**TASK TO COMPLETE:** Would you pull out every line of the material that contains the string "matplotlib"?

**GIVEN INFORMATION:**
-------------------------
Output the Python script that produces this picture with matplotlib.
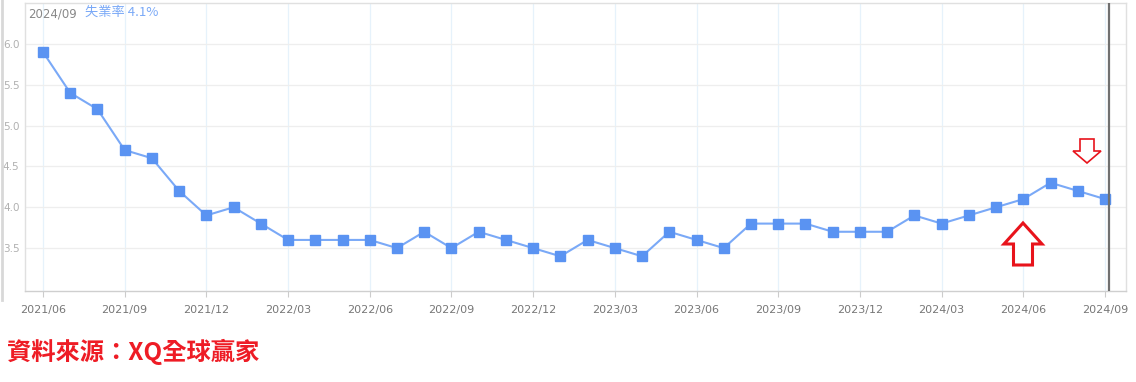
import matplotlib
matplotlib.use("Agg")
import matplotlib.pyplot as plt
from matplotlib.patches import Polygon
from matplotlib.lines import Line2D
import numpy as np

# monthly unemployment rate, 2021/06 .. 2024/09
months = [f"{y}/{m:02d}" for y in range(2021, 2025) for m in range(1, 13)]
months = months[5:5 + 40]
rates = [5.9, 5.4, 5.2, 4.7, 4.6, 4.2, 3.9, 4.0, 3.8, 3.6,
         3.6, 3.6, 3.6, 3.5, 3.7, 3.5, 3.7, 3.6, 3.5, 3.4,
         3.6, 3.5, 3.4, 3.7, 3.6, 3.5, 3.8, 3.8, 3.8, 3.7,
         3.7, 3.7, 3.9, 3.8, 3.9, 4.0, 4.1, 4.3, 4.2, 4.1]
yTicks = [3.5, 4.0, 4.5, 5.0, 5.5, 6.0]
xTickLabels = months[::3]

plt.rcParams["font.family"] = ["Noto Sans CJK TC", "DejaVu Sans"]

W, H = 1136, 382
fig = plt.figure(figsize = (W / 100, H / 100), dpi = 100, facecolor = "white")

left, right, top, bottom = 25, 1126, 3, 291
ax = fig.add_axes([left / W, 1 - bottom / H, (right - left) / W, (bottom - top) / H])

x = np.arange(len(rates))
ax.plot(x, rates, color = "#7aa9f7", linewidth = 1.5, zorder = 3)
ax.plot(x, rates, linestyle = "none", marker = "s", markersize = 7,
        color = "#5a93f2", zorder = 4)

ax.set_xlim(-0.66, 39.77)
ax.set_ylim(2.975, 6.5)

ax.set_yticks(yTicks)
ax.set_yticklabels([f"{v:.1f}" for v in yTicks])
ax.set_xticks(x[::3])
ax.set_xticklabels(xTickLabels)

ax.tick_params(axis = "y", length = 0, pad = 4, labelsize = 7.5, labelcolor = "#b0b0b0")
ax.tick_params(axis = "x", length = 4, width = 0.8, color = "#cccccc", pad = 6,
               labelsize = 8, labelcolor = "#777777")
for lab in ax.get_xticklabels() + ax.get_yticklabels():
    lab.set_family("DejaVu Sans")

ax.grid(True, axis = "y", color = "#eeeeee", linewidth = 0.9)
ax.grid(True, axis = "x", color = "#e6f2fb", linewidth = 0.9)
ax.set_axisbelow(True)

for name, spine in ax.spines.items():
    spine.set_color("#e0e0e0")
    spine.set_linewidth(1.0)
ax.spines["bottom"].set_color("#cfcfcf")

# cursor line at latest month
ax.axvline(39.15, color = "#707070", linewidth = 1.6, zorder = 5)

# header text inside the chart
ax.text(0.003, 0.985, "2024/09", transform = ax.transAxes, ha = "left", va = "top",
        fontsize = 8.5, color = "#888888", family = "DejaVu Sans")
ax.text(0.0545, 0.99, "失業率 4.1%", transform = ax.transAxes, ha = "left", va = "top",
        fontsize = 9.5, color = "#7aa9f7")


def pixelArrow(cx, tipY, w, h, headFrac, shaftFrac, pointUp, lw):
    # arrow outline in figure pixels (y measured from top)
    hw = w / 2
    sw = w * shaftFrac / 2
    headH = h * headFrac
    s = 1 if pointUp else -1
    pts = [
        (cx, tipY),
        (cx + hw, tipY + s * headH),
        (cx + sw, tipY + s * headH),
        (cx + sw, tipY + s * h),
        (cx - sw, tipY + s * h),
        (cx - sw, tipY + s * headH),
        (cx - hw, tipY + s * headH),
    ]
    pts = [(px / W, 1 - py / H) for px, py in pts]
    fig.patches.append(Polygon(pts, closed = True, facecolor = "white", edgecolor = "#e8131b",
                               linewidth = lw, transform = fig.transFigure, zorder = 10))


pixelArrow(1023, 223, 38, 42, 0.5, 0.5, True, 2.2)
pixelArrow(1087, 163, 28, 24, 0.5, 0.5, False, 1.2)

# light edge line on the left of the screenshot
fig.add_artist(Line2D([1.5 / W, 1.5 / W], [1, 1 - 300 / H], color = "#d8d8d8",
                      linewidth = 2, transform = fig.transFigure))

fig.text(7 / W, 1 - 352 / H, "資料來源：XQ全球贏家", ha = "left", va = "center",
         fontsize = 17.5, fontweight = "bold", color = "#ee1c25")

fig.savefig("out.png", dpi = 100, facecolor = "white")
-------------------------
**FULL RESPONSE:**
Output the Python script that produces this picture with matplotlib.
import matplotlib
matplotlib.use("Agg")
import matplotlib.pyplot as plt
from matplotlib.patches import Polygon
from matplotlib.lines import Line2D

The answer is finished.